## Your task:
Extract each line of the material that follows exactly and omit its pictures.

··········

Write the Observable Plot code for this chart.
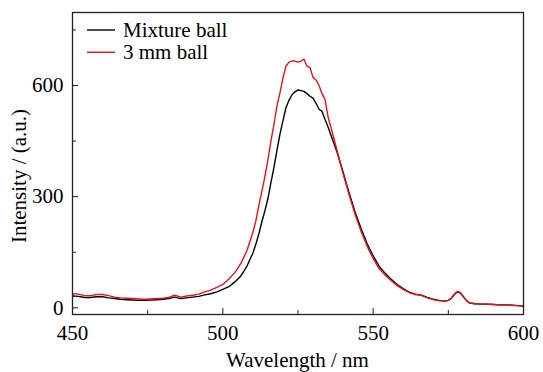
<!DOCTYPE html>
<html><head><meta charset="utf-8">
<script src="https://cdn.jsdelivr.net/npm/d3@7"></script>
<script src="https://cdn.jsdelivr.net/npm/@observablehq/plot@0.6"></script>
<style>html,body{margin:0;padding:0;background:#fff} svg{display:block}</style>
</head><body><div id="chart"></div><script>
const wavelength = [450,452,454,456,458,460,462,464,466,468,470,472,474,476,478,480,482,484,486,488,490,492,494,496,498,500,502,504,506,508,510,
511,512,513,514,515,516,517,518,519,520,521,522,523,524,525,526,527,528,529,530,531,532,533,534,535,
536,538,540,542,544,546,548,550,552,554,556,558,560,562,564,566,568,570,572,574,
575,576,577,578,579,580,581,582,
584,586,588,590,592,594,596,598,600];
const mixtureBall = [32,31,28,28,30,30,27,25,23,22,21,20,20,21,22,23,25,29,25,27,29,31,35,38,43,50,57,70,86,112,148,
172,200,233,262,295,338,379,425,469,505,540,560,575,583,588,586,584,578,571,566,552,536,530,508,488,
465,420,366,310,258,214,173,140,112,93,77,63,52,42,37,34,28,23,20,18,
20,26,36,43,40,30,20,13,
11,10,10,9,8,8,7,6,5];
const mm3Ball = [38,37,33,33,36,36,33,29,27,26,25,24,23,24,25,26,28,34,29,32,34,37,43,48,55,63,78,95,120,154,204,
235,278,315,355,400,450,495,545,580,620,652,663,666,666,663,666,671,652,648,622,615,600,578,562,515,
486,424,362,305,252,206,166,133,106,88,73,60,50,41,36,34,27,22,19,18,
20,26,37,44,41,30,20,13,
11,10,10,9,8,8,7,6,5];
const seriesNames = ["Mixture ball", "3 mm ball"];
const seriesColors = ["#000000", "#e3141c"];
const xMajorTicks = [450, 500, 550, 600];
const xMinorTicks = [475, 525, 575];
const yMajorTicks = [0, 300, 600];
const yMinorTicks = [150, 450, 750];
const xTitle = "Wavelength / nm";
const yTitle = "Intensity / (a.u.)";

const rows = [];
[mixtureBall, mm3Ball].forEach((vals, k) => {
  wavelength.forEach((w, i) => rows.push({w, v: vals[i], s: seriesNames[k]}));
});

const W = 543, H = 372;
const mL = 72, mR = 20, mT = 12, mB = 58;
const FONT = "Liberation Serif";

const plot = Plot.plot({
  width: W, height: H,
  marginLeft: mL, marginRight: mR, marginTop: mT, marginBottom: mB,
  style: {background: "#fff", color: "#000"},
  x: {domain: [450, 600], label: null},
  y: {domain: [-18, 797], label: null},
  color: {domain: seriesNames, range: seriesColors},
  marks: [
    Plot.line(rows, {x: "w", y: "v", z: "s", stroke: "s", strokeWidth: 1.4}),
    Plot.axisX({ticks: xMajorTicks, tickSize: -6, text: null, stroke: "#222"}),
    Plot.axisX({ticks: xMinorTicks, tickSize: -4, text: null, stroke: "#222"}),
    Plot.axisX({ticks: xMajorTicks, tickSize: 0, tickPadding: 11, label: null, fontSize: 21}),
    Plot.axisY({ticks: yMajorTicks, tickSize: -6, text: null, stroke: "#222"}),
    Plot.axisY({ticks: yMinorTicks, tickSize: -4, text: null, stroke: "#222"}),
    Plot.axisY({ticks: yMajorTicks, tickSize: 0, tickPadding: 9, label: null, fontSize: 21}),
    Plot.frame({stroke: "#222", strokeWidth: 1.3})
  ]
});

const svg = d3.select(plot);
// axis titles
svg.append("text").attr("x", (mL + W - mR) / 2).attr("y", 366.5)
  .attr("text-anchor", "middle").attr("font-size", 21).attr("fill", "#000")
  .text(xTitle);
svg.append("text").attr("transform", "translate(26,176) rotate(-90)")
  .attr("text-anchor", "middle").attr("font-size", 21).attr("fill", "#000")
  .text(yTitle);
// legend
const lg = svg.append("g");
seriesNames.forEach((name, i) => {
  const cy = 30 + i * 22.3;
  lg.append("line").attr("x1", 87).attr("x2", 115).attr("y1", cy).attr("y2", cy)
    .attr("stroke", seriesColors[i]).attr("stroke-width", 1.4);
  lg.append("text").attr("x", 123).attr("y", cy + 7).attr("text-anchor", "start")
    .attr("font-size", 21).attr("fill", "#000").text(name);
});
svg.attr("font-family", FONT).style("font-family", FONT);
svg.selectAll("g").attr("font-family", FONT);
svg.selectAll("text").attr("font-family", FONT).style("font-family", FONT);
document.getElementById("chart").appendChild(plot);
</script></body></html>
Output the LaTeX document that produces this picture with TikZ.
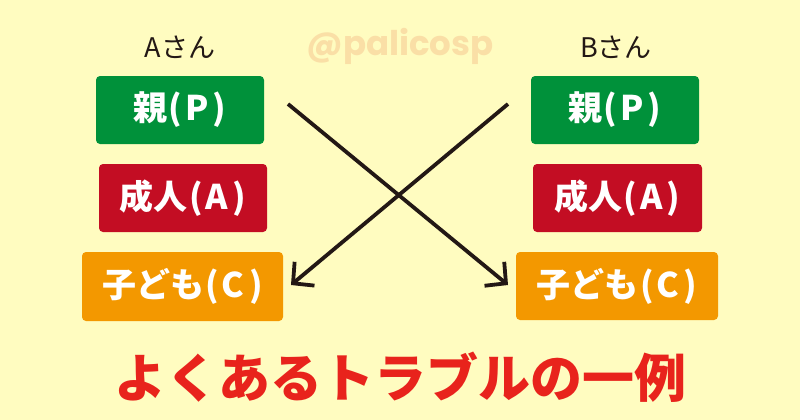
\documentclass[tikz,border=0pt]{standalone}
\usepackage{fontspec}
\usetikzlibrary{arrows.meta}
\newfontfamily\jp{Noto Sans CJK JP}
\newfontfamily\popfont{Poppins}
\definecolor{bgyellow}{HTML}{FFFCC0}
\definecolor{pgreen}{HTML}{00913A}
\definecolor{ared}{HTML}{C30D23}
\definecolor{corange}{HTML}{F39800}
\definecolor{titlered}{HTML}{E8231C}
\definecolor{wmark}{HTML}{FADFA6}
\definecolor{arrowink}{HTML}{231815}
\newcommand\myopen{\hspace{1.5pt}(\hspace{2.5pt}}
\newcommand\myclose{\hspace{4.5pt})}
\tikzset{
  rolebox/.style={rounded corners=4pt, inner sep=0pt, text=white,
    font=\jp\bfseries\fontsize{34}{36}\selectfont, align=center},
  person/.style={inner sep=0pt, text=arrowink, font=\jp\fontsize{27}{30}\selectfont},
  cross/.style={draw=arrowink, line width=3.8pt,
    -{Straight Barb[length=15pt,width=31pt,line width=3.8pt]}}
}
\begin{document}
\begin{tikzpicture}[x=1pt,y=-1pt]
\fill[bgyellow] (0,0) rectangle (800,420);
\useasboundingbox (0,0) rectangle (800,420);
% watermark
\node[inner sep=0pt, text=wmark, font=\popfont\bfseries\fontsize{34}{36}\selectfont] (wm) at (400,46) {@palicosp};
% labels
\node[person] (la) at (180,47) {Aさん};
\node[person] (lb) at (616,47) {Bさん};
% left boxes
\node[rolebox, fill=pgreen, minimum width=168pt, minimum height=68pt] (ap) at (180,110) {親\myopen P\myclose};
\node[rolebox, fill=ared, minimum width=168pt, minimum height=68pt] (aa) at (183,198) {成人\myopen A\myclose};
\node[rolebox, fill=corange, minimum width=201pt, minimum height=69pt] (ac) at (182.5,286.5) {子ども\myopen C\myclose};
% right boxes
\node[rolebox, fill=pgreen, minimum width=168pt, minimum height=68pt] (bp) at (615,110) {親\myopen P\myclose};
\node[rolebox, fill=ared, minimum width=169pt, minimum height=68pt] (ba) at (617.5,198) {成人\myopen A\myclose};
\node[rolebox, fill=corange, minimum width=202pt, minimum height=68pt] (bc) at (617,286) {子ども\myopen C\myclose};
% arrows
\coordinate (s1) at (288,104);
\coordinate (e1) at (508,285);
\coordinate (s2) at (508,104);
\coordinate (e2) at (291,285);
\draw[cross] (s1) -- (e1);
\draw[cross] (s2) -- (e2);
% title
\node[inner sep=0pt, text=titlered, font=\jp\bfseries\fontsize{52}{56}\selectfont] (title) at (400,377) {よくあるトラブルの一例};
\end{tikzpicture}
\end{document}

··········

## Reply:
Write the Observable Plot code for this chart.
<!DOCTYPE html>
<html><head><meta charset="utf-8">
<script src="https://cdn.jsdelivr.net/npm/d3@7"></script>
<script src="https://cdn.jsdelivr.net/npm/@observablehq/plot@0.6"></script>
<style>html,body{margin:0;padding:0;background:#fff} svg{display:block}</style>
</head><body><div id="chart"></div><script>
const wavelength = [450,452,454,456,458,460,462,464,466,468,470,472,474,476,478,480,482,484,486,488,490,492,494,496,498,500,502,504,506,508,510,
511,512,513,514,515,516,517,518,519,520,521,522,523,524,525,526,527,528,529,530,531,532,533,534,535,
536,538,540,542,544,546,548,550,552,554,556,558,560,562,564,566,568,570,572,574,
575,576,577,578,579,580,581,582,
584,586,588,590,592,594,596,598,600];
const mixtureBall = [32,31,28,28,30,30,27,25,23,22,21,20,20,21,22,23,25,29,25,27,29,31,35,38,43,50,57,70,86,112,148,
172,200,233,262,295,338,379,425,469,505,540,560,575,583,588,586,584,578,571,566,552,536,530,508,488,
465,420,366,310,258,214,173,140,112,93,77,63,52,42,37,34,28,23,20,18,
20,26,36,43,40,30,20,13,
11,10,10,9,8,8,7,6,5];
const mm3Ball = [38,37,33,33,36,36,33,29,27,26,25,24,23,24,25,26,28,34,29,32,34,37,43,48,55,63,78,95,120,154,204,
235,278,315,355,400,450,495,545,580,620,652,663,666,666,663,666,671,652,648,622,615,600,578,562,515,
486,424,362,305,252,206,166,133,106,88,73,60,50,41,36,34,27,22,19,18,
20,26,37,44,41,30,20,13,
11,10,10,9,8,8,7,6,5];
const seriesNames = ["Mixture ball", "3 mm ball"];
const seriesColors = ["#000000", "#e3141c"];
const xMajorTicks = [450, 500, 550, 600];
const xMinorTicks = [475, 525, 575];
const yMajorTicks = [0, 300, 600];
const yMinorTicks = [150, 450, 750];
const xTitle = "Wavelength / nm";
const yTitle = "Intensity / (a.u.)";

const rows = [];
[mixtureBall, mm3Ball].forEach((vals, k) => {
  wavelength.forEach((w, i) => rows.push({w, v: vals[i], s: seriesNames[k]}));
});

const W = 543, H = 372;
const mL = 72, mR = 20, mT = 12, mB = 58;
const FONT = "Liberation Serif";

const plot = Plot.plot({
  width: W, height: H,
  marginLeft: mL, marginRight: mR, marginTop: mT, marginBottom: mB,
  style: {background: "#fff", color: "#000"},
  x: {domain: [450, 600], label: null},
  y: {domain: [-18, 797], label: null},
  color: {domain: seriesNames, range: seriesColors},
  marks: [
    Plot.line(rows, {x: "w", y: "v", z: "s", stroke: "s", strokeWidth: 1.4}),
    Plot.axisX({ticks: xMajorTicks, tickSize: -6, text: null, stroke: "#222"}),
    Plot.axisX({ticks: xMinorTicks, tickSize: -4, text: null, stroke: "#222"}),
    Plot.axisX({ticks: xMajorTicks, tickSize: 0, tickPadding: 11, label: null, fontSize: 21}),
    Plot.axisY({ticks: yMajorTicks, tickSize: -6, text: null, stroke: "#222"}),
    Plot.axisY({ticks: yMinorTicks, tickSize: -4, text: null, stroke: "#222"}),
    Plot.axisY({ticks: yMajorTicks, tickSize: 0, tickPadding: 9, label: null, fontSize: 21}),
    Plot.frame({stroke: "#222", strokeWidth: 1.3})
  ]
});

const svg = d3.select(plot);
// axis titles
svg.append("text").attr("x", (mL + W - mR) / 2).attr("y", 366.5)
  .attr("text-anchor", "middle").attr("font-size", 21).attr("fill", "#000")
  .text(xTitle);
svg.append("text").attr("transform", "translate(26,176) rotate(-90)")
  .attr("text-anchor", "middle").attr("font-size", 21).attr("fill", "#000")
  .text(yTitle);
// legend
const lg = svg.append("g");
seriesNames.forEach((name, i) => {
  const cy = 30 + i * 22.3;
  lg.append("line").attr("x1", 87).attr("x2", 115).attr("y1", cy).attr("y2", cy)
    .attr("stroke", seriesColors[i]).attr("stroke-width", 1.4);
  lg.append("text").attr("x", 123).attr("y", cy + 7).attr("text-anchor", "start")
    .attr("font-size", 21).attr("fill", "#000").text(name);
});
svg.attr("font-family", FONT).style("font-family", FONT);
svg.selectAll("g").attr("font-family", FONT);
svg.selectAll("text").attr("font-family", FONT).style("font-family", FONT);
document.getElementById("chart").appendChild(plot);
</script></body></html>
Output the LaTeX document that produces this picture with TikZ.
\documentclass[tikz,border=0pt]{standalone}
\usepackage{fontspec}
\usetikzlibrary{arrows.meta}
\newfontfamily\jp{Noto Sans CJK JP}
\newfontfamily\popfont{Poppins}
\definecolor{bgyellow}{HTML}{FFFCC0}
\definecolor{pgreen}{HTML}{00913A}
\definecolor{ared}{HTML}{C30D23}
\definecolor{corange}{HTML}{F39800}
\definecolor{titlered}{HTML}{E8231C}
\definecolor{wmark}{HTML}{FADFA6}
\definecolor{arrowink}{HTML}{231815}
\newcommand\myopen{\hspace{1.5pt}(\hspace{2.5pt}}
\newcommand\myclose{\hspace{4.5pt})}
\tikzset{
  rolebox/.style={rounded corners=4pt, inner sep=0pt, text=white,
    font=\jp\bfseries\fontsize{34}{36}\selectfont, align=center},
  person/.style={inner sep=0pt, text=arrowink, font=\jp\fontsize{27}{30}\selectfont},
  cross/.style={draw=arrowink, line width=3.8pt,
    -{Straight Barb[length=15pt,width=31pt,line width=3.8pt]}}
}
\begin{document}
\begin{tikzpicture}[x=1pt,y=-1pt]
\fill[bgyellow] (0,0) rectangle (800,420);
\useasboundingbox (0,0) rectangle (800,420);
% watermark
\node[inner sep=0pt, text=wmark, font=\popfont\bfseries\fontsize{34}{36}\selectfont] (wm) at (400,46) {@palicosp};
% labels
\node[person] (la) at (180,47) {Aさん};
\node[person] (lb) at (616,47) {Bさん};
% left boxes
\node[rolebox, fill=pgreen, minimum width=168pt, minimum height=68pt] (ap) at (180,110) {親\myopen P\myclose};
\node[rolebox, fill=ared, minimum width=168pt, minimum height=68pt] (aa) at (183,198) {成人\myopen A\myclose};
\node[rolebox, fill=corange, minimum width=201pt, minimum height=69pt] (ac) at (182.5,286.5) {子ども\myopen C\myclose};
% right boxes
\node[rolebox, fill=pgreen, minimum width=168pt, minimum height=68pt] (bp) at (615,110) {親\myopen P\myclose};
\node[rolebox, fill=ared, minimum width=169pt, minimum height=68pt] (ba) at (617.5,198) {成人\myopen A\myclose};
\node[rolebox, fill=corange, minimum width=202pt, minimum height=68pt] (bc) at (617,286) {子ども\myopen C\myclose};
% arrows
\coordinate (s1) at (288,104);
\coordinate (e1) at (508,285);
\coordinate (s2) at (508,104);
\coordinate (e2) at (291,285);
\draw[cross] (s1) -- (e1);
\draw[cross] (s2) -- (e2);
% title
\node[inner sep=0pt, text=titlered, font=\jp\bfseries\fontsize{52}{56}\selectfont] (title) at (400,377) {よくあるトラブルの一例};
\end{tikzpicture}
\end{document}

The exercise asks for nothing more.